Exercise data >>
▼
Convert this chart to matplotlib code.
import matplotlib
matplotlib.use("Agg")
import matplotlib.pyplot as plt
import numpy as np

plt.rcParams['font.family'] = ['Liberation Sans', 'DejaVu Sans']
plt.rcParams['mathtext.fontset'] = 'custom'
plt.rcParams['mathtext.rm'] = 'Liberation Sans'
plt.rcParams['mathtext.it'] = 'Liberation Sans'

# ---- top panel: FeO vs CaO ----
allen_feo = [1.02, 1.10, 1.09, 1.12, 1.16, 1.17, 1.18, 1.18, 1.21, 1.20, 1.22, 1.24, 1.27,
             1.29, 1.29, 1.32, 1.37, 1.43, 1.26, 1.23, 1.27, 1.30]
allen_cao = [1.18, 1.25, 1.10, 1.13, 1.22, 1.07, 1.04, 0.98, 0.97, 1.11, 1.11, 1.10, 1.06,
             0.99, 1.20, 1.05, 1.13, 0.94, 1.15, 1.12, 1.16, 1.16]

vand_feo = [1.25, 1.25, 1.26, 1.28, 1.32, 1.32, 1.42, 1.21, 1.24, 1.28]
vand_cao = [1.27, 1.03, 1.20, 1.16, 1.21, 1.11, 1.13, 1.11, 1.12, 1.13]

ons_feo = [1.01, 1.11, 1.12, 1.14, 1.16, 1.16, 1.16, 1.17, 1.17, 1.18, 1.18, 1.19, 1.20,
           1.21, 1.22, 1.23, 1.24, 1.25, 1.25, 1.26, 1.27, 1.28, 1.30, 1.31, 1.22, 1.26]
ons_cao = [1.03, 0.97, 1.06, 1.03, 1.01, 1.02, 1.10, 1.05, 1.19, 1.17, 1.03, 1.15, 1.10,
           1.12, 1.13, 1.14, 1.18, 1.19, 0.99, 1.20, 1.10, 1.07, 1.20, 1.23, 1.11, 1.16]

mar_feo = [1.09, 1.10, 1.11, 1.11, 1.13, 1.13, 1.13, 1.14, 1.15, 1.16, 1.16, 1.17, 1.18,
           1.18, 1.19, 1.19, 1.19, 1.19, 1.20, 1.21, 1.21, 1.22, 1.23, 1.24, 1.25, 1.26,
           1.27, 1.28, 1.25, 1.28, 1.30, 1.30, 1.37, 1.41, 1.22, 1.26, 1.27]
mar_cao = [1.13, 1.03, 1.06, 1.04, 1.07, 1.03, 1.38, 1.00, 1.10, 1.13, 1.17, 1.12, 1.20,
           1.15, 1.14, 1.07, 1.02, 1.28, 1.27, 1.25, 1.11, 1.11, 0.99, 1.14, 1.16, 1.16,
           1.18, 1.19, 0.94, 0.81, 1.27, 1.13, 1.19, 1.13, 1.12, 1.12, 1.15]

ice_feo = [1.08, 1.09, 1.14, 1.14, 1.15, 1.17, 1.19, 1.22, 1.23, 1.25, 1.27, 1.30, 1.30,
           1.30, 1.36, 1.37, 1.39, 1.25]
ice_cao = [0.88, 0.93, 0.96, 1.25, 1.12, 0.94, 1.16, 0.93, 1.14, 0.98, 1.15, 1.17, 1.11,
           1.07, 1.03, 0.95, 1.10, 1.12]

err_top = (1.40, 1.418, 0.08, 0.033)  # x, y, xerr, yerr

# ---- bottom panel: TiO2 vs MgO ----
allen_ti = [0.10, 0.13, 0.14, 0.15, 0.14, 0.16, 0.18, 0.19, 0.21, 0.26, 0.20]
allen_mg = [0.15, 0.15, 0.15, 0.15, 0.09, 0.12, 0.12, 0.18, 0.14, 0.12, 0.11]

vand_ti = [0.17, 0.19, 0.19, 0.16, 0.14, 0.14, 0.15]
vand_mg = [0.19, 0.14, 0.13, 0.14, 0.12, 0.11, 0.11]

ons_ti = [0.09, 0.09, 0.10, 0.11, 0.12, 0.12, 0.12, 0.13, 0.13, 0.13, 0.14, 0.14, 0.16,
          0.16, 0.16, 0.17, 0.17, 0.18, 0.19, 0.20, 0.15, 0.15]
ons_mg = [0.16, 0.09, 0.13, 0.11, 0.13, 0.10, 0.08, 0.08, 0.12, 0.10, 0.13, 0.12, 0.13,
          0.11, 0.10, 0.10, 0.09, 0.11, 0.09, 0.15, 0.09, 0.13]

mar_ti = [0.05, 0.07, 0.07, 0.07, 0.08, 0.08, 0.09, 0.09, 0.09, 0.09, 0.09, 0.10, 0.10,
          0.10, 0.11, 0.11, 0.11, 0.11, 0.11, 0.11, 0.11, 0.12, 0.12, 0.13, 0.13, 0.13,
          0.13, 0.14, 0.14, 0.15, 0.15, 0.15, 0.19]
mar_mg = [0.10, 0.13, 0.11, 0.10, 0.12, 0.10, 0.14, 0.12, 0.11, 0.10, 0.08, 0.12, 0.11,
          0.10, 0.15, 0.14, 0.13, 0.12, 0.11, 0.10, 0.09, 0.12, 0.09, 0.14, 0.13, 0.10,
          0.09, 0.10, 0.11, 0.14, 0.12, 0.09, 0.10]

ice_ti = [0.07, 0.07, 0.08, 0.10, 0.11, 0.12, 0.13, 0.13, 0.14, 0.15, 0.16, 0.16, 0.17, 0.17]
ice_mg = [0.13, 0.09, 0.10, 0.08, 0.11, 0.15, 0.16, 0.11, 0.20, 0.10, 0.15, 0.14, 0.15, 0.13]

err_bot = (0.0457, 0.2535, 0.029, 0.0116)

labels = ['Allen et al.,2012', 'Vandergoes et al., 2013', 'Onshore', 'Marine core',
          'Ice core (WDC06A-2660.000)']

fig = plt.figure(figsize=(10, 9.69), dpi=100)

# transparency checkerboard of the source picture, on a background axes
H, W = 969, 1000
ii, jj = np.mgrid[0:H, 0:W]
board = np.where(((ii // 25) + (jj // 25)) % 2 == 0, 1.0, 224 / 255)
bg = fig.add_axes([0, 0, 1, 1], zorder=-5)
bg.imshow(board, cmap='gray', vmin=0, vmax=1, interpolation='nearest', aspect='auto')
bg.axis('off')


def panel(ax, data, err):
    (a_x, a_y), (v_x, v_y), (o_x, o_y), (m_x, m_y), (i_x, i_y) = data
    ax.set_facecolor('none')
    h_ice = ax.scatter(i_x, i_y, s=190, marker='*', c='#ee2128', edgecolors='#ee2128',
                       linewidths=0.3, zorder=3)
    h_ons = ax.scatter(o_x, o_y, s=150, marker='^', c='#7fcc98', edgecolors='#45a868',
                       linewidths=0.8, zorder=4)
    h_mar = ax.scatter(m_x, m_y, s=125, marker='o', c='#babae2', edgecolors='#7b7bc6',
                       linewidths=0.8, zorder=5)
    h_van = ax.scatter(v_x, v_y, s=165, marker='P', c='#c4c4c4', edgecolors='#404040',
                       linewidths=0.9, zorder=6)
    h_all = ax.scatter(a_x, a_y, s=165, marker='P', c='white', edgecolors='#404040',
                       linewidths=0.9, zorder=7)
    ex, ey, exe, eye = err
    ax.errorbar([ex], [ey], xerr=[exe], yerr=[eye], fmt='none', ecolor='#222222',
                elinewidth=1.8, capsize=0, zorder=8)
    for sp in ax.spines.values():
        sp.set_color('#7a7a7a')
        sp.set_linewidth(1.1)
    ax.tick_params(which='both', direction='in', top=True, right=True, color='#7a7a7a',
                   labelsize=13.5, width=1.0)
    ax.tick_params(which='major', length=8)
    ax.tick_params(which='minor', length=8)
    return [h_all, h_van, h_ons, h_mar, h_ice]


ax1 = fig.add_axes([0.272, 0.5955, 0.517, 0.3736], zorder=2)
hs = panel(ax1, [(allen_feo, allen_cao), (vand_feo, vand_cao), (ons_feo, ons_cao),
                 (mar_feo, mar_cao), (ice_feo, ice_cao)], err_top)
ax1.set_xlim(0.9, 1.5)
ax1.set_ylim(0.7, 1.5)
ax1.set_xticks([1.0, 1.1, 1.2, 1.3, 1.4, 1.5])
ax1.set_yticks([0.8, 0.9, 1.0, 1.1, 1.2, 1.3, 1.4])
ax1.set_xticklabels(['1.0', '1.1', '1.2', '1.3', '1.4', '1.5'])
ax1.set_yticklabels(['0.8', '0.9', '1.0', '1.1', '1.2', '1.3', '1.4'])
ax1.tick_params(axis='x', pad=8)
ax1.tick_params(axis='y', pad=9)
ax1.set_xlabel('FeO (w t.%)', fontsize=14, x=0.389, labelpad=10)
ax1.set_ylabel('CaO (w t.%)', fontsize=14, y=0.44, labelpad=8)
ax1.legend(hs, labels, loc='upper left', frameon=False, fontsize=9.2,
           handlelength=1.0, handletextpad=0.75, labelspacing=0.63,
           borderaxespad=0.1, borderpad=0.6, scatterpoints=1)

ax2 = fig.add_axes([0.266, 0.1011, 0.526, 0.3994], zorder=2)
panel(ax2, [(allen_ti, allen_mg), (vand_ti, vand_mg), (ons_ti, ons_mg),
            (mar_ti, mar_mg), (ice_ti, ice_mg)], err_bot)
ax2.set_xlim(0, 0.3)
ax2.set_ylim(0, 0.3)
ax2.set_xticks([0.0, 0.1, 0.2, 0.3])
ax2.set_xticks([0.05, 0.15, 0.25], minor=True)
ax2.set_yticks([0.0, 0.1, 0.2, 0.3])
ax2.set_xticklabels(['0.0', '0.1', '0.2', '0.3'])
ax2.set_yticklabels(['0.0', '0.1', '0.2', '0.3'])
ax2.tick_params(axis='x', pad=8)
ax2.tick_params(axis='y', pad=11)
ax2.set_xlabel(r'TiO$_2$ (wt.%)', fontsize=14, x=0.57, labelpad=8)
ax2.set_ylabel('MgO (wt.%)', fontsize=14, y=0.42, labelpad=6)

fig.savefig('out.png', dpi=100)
▲
▼
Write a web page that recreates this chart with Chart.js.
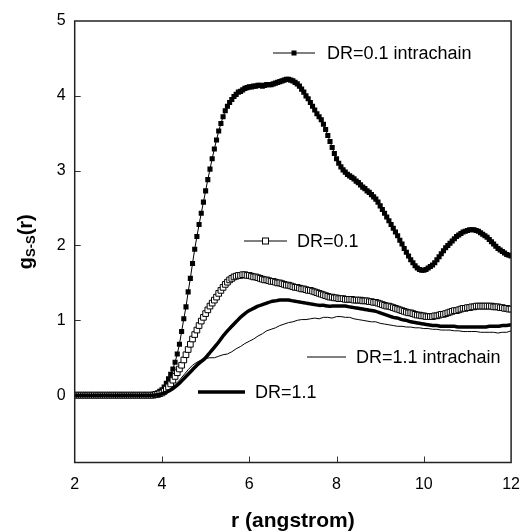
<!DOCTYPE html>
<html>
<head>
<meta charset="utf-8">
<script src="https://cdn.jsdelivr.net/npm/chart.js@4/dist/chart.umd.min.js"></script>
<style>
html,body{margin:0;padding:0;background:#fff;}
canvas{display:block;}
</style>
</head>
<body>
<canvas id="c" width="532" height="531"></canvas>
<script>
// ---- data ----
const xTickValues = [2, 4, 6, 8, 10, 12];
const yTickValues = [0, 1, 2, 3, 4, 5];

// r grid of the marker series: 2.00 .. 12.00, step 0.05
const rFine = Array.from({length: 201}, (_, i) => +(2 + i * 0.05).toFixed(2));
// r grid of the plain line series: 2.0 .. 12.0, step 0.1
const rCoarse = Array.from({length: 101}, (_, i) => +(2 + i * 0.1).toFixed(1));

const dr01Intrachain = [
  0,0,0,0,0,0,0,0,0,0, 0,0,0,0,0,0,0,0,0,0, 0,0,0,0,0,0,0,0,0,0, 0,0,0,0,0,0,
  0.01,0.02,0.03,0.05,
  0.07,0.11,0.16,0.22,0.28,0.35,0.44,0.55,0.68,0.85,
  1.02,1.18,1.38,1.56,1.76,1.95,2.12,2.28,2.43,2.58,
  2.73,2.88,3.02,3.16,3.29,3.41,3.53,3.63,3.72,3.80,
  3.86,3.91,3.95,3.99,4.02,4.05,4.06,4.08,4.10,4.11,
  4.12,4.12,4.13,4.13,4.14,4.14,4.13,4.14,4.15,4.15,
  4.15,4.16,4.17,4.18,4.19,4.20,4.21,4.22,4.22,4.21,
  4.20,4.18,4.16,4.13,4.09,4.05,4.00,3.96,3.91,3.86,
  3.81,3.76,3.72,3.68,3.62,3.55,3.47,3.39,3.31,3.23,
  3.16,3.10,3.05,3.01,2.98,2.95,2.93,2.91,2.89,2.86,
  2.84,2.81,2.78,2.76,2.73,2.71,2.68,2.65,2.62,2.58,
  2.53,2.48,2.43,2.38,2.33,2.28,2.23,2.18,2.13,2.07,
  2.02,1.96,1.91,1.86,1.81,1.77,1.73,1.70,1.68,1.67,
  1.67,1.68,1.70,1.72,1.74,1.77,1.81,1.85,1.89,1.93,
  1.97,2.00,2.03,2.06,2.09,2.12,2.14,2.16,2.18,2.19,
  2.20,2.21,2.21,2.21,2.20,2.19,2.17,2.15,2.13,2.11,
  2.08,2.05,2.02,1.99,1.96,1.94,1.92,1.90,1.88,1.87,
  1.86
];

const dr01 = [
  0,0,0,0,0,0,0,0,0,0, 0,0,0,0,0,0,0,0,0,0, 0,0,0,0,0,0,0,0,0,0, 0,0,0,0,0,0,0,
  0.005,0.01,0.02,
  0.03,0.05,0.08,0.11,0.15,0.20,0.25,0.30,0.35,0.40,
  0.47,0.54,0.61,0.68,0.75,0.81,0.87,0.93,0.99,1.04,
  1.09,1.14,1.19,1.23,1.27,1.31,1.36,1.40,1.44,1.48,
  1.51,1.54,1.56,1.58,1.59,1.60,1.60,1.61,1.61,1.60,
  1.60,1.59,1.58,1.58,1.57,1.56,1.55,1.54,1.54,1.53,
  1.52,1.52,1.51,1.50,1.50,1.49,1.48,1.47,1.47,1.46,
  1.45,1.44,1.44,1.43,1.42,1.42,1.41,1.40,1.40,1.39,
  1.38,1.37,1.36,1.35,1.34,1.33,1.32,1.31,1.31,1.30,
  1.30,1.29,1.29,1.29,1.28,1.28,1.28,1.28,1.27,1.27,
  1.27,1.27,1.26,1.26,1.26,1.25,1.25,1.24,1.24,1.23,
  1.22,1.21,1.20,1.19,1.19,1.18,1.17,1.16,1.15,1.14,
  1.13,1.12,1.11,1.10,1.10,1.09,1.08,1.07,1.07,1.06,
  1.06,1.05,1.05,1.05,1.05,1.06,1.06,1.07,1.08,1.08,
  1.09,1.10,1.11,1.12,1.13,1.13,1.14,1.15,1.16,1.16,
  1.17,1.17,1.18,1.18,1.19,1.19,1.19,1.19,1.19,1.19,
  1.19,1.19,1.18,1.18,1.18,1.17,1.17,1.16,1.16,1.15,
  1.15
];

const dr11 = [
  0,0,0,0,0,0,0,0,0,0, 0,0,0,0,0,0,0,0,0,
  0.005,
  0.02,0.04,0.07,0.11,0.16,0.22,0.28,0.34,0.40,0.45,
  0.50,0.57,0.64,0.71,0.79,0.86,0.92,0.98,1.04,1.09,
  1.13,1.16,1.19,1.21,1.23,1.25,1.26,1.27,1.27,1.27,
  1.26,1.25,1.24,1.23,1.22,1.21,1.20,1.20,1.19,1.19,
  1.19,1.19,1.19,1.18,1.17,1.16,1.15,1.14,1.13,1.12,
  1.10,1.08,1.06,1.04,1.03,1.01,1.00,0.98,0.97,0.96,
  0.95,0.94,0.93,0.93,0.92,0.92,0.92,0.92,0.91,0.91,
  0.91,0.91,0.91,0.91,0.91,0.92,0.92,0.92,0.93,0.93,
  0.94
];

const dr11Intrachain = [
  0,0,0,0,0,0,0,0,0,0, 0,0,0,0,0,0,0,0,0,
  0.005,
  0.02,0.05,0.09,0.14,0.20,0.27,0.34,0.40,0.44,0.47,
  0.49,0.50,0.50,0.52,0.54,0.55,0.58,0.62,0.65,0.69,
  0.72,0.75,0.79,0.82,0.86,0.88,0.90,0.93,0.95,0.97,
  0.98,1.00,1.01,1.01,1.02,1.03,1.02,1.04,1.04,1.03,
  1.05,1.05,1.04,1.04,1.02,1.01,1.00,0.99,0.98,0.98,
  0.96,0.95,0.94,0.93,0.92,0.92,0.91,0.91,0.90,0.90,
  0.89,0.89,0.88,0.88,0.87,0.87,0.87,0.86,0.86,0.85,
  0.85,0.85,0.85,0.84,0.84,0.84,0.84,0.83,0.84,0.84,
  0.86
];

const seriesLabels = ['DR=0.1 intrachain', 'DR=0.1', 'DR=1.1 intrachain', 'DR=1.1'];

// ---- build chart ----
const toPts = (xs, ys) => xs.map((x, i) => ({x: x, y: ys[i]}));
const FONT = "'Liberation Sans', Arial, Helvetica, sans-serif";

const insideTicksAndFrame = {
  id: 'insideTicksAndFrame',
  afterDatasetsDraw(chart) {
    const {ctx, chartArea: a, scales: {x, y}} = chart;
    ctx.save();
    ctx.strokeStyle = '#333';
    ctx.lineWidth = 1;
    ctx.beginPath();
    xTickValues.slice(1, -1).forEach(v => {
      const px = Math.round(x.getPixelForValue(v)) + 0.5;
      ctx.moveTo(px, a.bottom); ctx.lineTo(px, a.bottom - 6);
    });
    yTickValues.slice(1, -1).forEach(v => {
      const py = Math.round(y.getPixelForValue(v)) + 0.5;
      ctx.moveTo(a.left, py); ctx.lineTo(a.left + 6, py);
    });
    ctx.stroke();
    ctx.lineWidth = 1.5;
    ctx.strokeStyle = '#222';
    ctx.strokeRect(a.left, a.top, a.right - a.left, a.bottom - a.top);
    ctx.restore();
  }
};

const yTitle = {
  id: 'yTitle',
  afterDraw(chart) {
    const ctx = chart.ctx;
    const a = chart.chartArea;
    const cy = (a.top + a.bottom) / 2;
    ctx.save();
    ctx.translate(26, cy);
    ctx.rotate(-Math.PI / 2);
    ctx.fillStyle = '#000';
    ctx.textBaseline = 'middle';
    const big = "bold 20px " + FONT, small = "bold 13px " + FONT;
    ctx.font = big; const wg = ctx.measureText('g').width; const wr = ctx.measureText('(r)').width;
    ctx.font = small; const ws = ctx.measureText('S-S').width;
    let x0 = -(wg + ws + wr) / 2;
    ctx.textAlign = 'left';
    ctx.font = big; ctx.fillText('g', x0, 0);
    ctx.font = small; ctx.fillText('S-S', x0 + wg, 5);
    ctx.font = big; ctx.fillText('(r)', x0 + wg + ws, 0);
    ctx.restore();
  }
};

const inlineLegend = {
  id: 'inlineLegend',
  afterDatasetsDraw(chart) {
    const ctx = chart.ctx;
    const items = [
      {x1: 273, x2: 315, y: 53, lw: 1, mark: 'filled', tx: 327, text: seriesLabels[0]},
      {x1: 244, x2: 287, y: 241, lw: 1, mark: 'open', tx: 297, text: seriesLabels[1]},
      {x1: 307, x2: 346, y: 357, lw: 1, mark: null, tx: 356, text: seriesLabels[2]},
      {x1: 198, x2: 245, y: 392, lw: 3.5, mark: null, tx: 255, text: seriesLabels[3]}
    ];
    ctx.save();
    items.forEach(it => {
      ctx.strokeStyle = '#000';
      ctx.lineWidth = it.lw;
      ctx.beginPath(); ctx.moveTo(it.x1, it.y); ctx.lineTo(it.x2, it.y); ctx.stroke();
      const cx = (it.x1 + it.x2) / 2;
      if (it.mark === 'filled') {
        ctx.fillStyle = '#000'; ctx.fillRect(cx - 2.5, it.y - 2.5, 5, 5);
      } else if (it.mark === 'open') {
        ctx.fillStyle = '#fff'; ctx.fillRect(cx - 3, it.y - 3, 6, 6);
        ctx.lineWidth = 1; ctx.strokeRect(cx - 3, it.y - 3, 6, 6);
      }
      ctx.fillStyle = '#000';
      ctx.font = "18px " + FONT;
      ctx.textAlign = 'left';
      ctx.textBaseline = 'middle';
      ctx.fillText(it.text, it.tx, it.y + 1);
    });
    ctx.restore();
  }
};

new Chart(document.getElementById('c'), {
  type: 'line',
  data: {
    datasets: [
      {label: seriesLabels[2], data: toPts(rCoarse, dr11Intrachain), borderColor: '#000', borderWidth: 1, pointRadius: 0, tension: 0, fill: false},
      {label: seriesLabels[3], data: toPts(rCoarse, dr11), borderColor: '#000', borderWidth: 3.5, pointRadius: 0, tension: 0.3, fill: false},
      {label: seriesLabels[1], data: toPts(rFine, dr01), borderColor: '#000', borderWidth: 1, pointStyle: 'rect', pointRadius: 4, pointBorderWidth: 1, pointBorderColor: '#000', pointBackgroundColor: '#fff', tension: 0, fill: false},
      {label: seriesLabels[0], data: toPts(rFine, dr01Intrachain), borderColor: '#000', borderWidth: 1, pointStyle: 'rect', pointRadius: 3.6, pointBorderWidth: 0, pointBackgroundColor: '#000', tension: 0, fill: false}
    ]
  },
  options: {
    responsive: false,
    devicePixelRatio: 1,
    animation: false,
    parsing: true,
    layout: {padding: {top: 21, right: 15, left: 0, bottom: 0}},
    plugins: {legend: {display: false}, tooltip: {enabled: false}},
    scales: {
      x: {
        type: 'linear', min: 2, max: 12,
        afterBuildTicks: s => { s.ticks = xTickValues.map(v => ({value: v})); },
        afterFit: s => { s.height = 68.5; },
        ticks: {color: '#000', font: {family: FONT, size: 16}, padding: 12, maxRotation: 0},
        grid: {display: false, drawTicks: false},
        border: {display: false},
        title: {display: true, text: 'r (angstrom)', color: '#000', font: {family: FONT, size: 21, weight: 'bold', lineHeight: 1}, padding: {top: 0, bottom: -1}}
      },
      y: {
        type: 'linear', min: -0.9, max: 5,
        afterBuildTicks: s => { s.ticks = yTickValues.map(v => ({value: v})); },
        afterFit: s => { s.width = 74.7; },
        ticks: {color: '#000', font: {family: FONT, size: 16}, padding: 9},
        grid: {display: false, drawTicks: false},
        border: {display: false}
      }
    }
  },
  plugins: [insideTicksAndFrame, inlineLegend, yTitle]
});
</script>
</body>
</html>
▲
▼
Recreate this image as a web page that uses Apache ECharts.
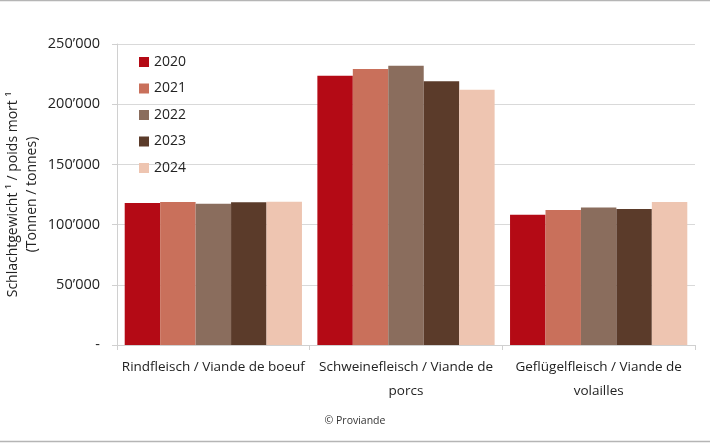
▲
Your task >> Repeat the entries above verbatim, but only from the line that has "Convert this chart to matplotlib code." down to the line that has "0.99, 1.20, 1.05, 1.13, 0.94, 1.15, 1.12, 1.16, 1.16]", inclusive.

Written response >>
Convert this chart to matplotlib code.
import matplotlib
matplotlib.use("Agg")
import matplotlib.pyplot as plt
import numpy as np

plt.rcParams['font.family'] = ['Liberation Sans', 'DejaVu Sans']
plt.rcParams['mathtext.fontset'] = 'custom'
plt.rcParams['mathtext.rm'] = 'Liberation Sans'
plt.rcParams['mathtext.it'] = 'Liberation Sans'

# ---- top panel: FeO vs CaO ----
allen_feo = [1.02, 1.10, 1.09, 1.12, 1.16, 1.17, 1.18, 1.18, 1.21, 1.20, 1.22, 1.24, 1.27,
             1.29, 1.29, 1.32, 1.37, 1.43, 1.26, 1.23, 1.27, 1.30]
allen_cao = [1.18, 1.25, 1.10, 1.13, 1.22, 1.07, 1.04, 0.98, 0.97, 1.11, 1.11, 1.10, 1.06,
             0.99, 1.20, 1.05, 1.13, 0.94, 1.15, 1.12, 1.16, 1.16]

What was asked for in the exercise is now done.